By authorizing a mission lacking in provisions for civilian protection the Security Council has portrayed itself as pursuing a tenuous and misjudged blueprint that leaves the roots of the local crises unaddressed. If the political heavyweights of the United Nations strive to end instability in Sudan as haphazardly and hurryingly as they seemingly do, their objective will continue to be elusive. Instead of side-stepping the obstacles we face in Darfur and in the similarly affected region of East Kordofan, the global community ought to reconsider its priorities. The UNAMID mandate must be extended, its peacekeeping presence must be significantly increased from the token force it currently fields. Otherwise, the precariousness of the Sudanese experience will discourage the country’s diverse population from embracing the government in Khartoum.

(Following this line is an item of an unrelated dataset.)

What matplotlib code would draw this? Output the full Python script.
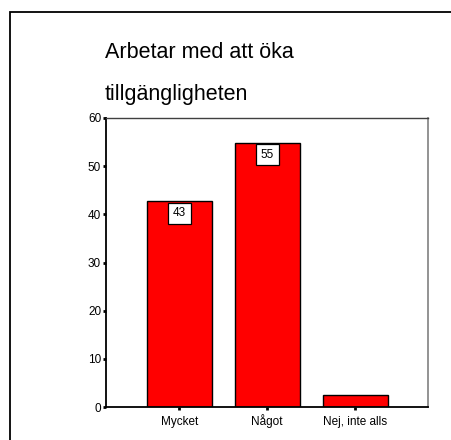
import matplotlib
matplotlib.use("Agg")
import matplotlib.pyplot as plt
from matplotlib.patches import Rectangle

categories = ["Mycket", "Något", "Nej, inte alls"]
values = [42.7, 54.9, 2.4]
labels = ["43", "55", None]
yticks = [0, 10, 20, 30, 40, 50, 60]
title1 = "Arbetar med att öka"
title2 = "tillgängligheten"

plt.rcParams['font.family'] = ['Liberation Sans', 'DejaVu Sans']

fig = plt.figure(figsize=(4.51, 4.40), dpi=100)
fig.patch.set_facecolor('white')

# outer frame
top = 1 - 12/440
fig.patches.append(Rectangle((10/451, -0.2), 1.2, top + 0.2, transform=fig.transFigure,
                             fill=False, edgecolor='black', linewidth=1.3, zorder=0))

ax = fig.add_axes([106/451, 1 - 407/440, (428 - 106)/451, (407 - 118)/440])
x = list(range(len(categories)))
ax.bar(x, values, width=0.74, color='#ff0000', edgecolor='black', linewidth=1.0, zorder=2)
ax.set_xlim(-0.835, 2.83)
ax.set_ylim(0, 60)
ax.set_yticks(yticks)
ax.set_xticks(x)
ax.set_xticklabels(categories, fontsize=8.5, va='baseline')
ax.tick_params(axis='y', labelsize=8.5, length=2.5, width=2, direction='out', pad=1)
ax.tick_params(axis='x', length=2.5, width=2, direction='out', pad=10.3)

ax.spines['left'].set_linewidth(1.3)
ax.spines['bottom'].set_linewidth(1.3)
ax.spines['top'].set_color('#404040')
ax.spines['top'].set_linewidth(1.0)
ax.spines['right'].set_color('#808080')
ax.spines['right'].set_linewidth(1.2)

for xi, v, lab in zip(x, values, labels):
    if lab:
        ax.annotate(lab, xy=(xi, v), xytext=(0, -8.7), textcoords='offset points',
                    ha='center', va='center', fontsize=8.5,
                    bbox=dict(boxstyle='square,pad=0.4', facecolor='white', edgecolor='black', linewidth=0.9),
                    zorder=3)

fig.text(105/451, 1 - 58/440, title1, fontsize=15.5, ha='left', va='baseline')
fig.text(105/451, 1 - 100/440, title2, fontsize=15.5, ha='left', va='baseline')

fig.savefig("out.png", dpi=100)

When stories of genocide and starvation finally surface, reforming an entity so vehemently critiqued on both sides of the political spectrum as the UN would be rendered far more challenging than it currently is. President Trump was not imprudent to withdraw funding from the World Health Organization given its history of ineffectiveness and excessive spending, but abandoning the United Nations altogether will signal defeat for America. This is not only because it will give way to Chinese forays across the globe, as Xi Jinping tries to cajole yet another erstwhile US ally into a foreign policy U-turn; this implication is much bigger. In 1945, the United States stood at the forefront of the UN’s creation, with First Lady Eleanor Roosevelt famously contributing to perhaps the most iconic document of international law, the Universal Declaration of Human Rights, and many generations of American diplomats represented their nation at its plenary meeting ever since. In many respects, it has been an American project, designed to promote self-determination and liberty; therefore, rejecting it completely risks admitting the weakness of our own belief in liberty.
In this regard, leaving the UN will also be side-stepping the problem. Instead, Washington should strive to change the existing conjuncture, and this cannot occur without the US asserting diplomatic leadership and doing so thoroughly and thoughtfully. The ongoing Sudanese crisis is one of the fronts, where new American leadership may very well prove necessary.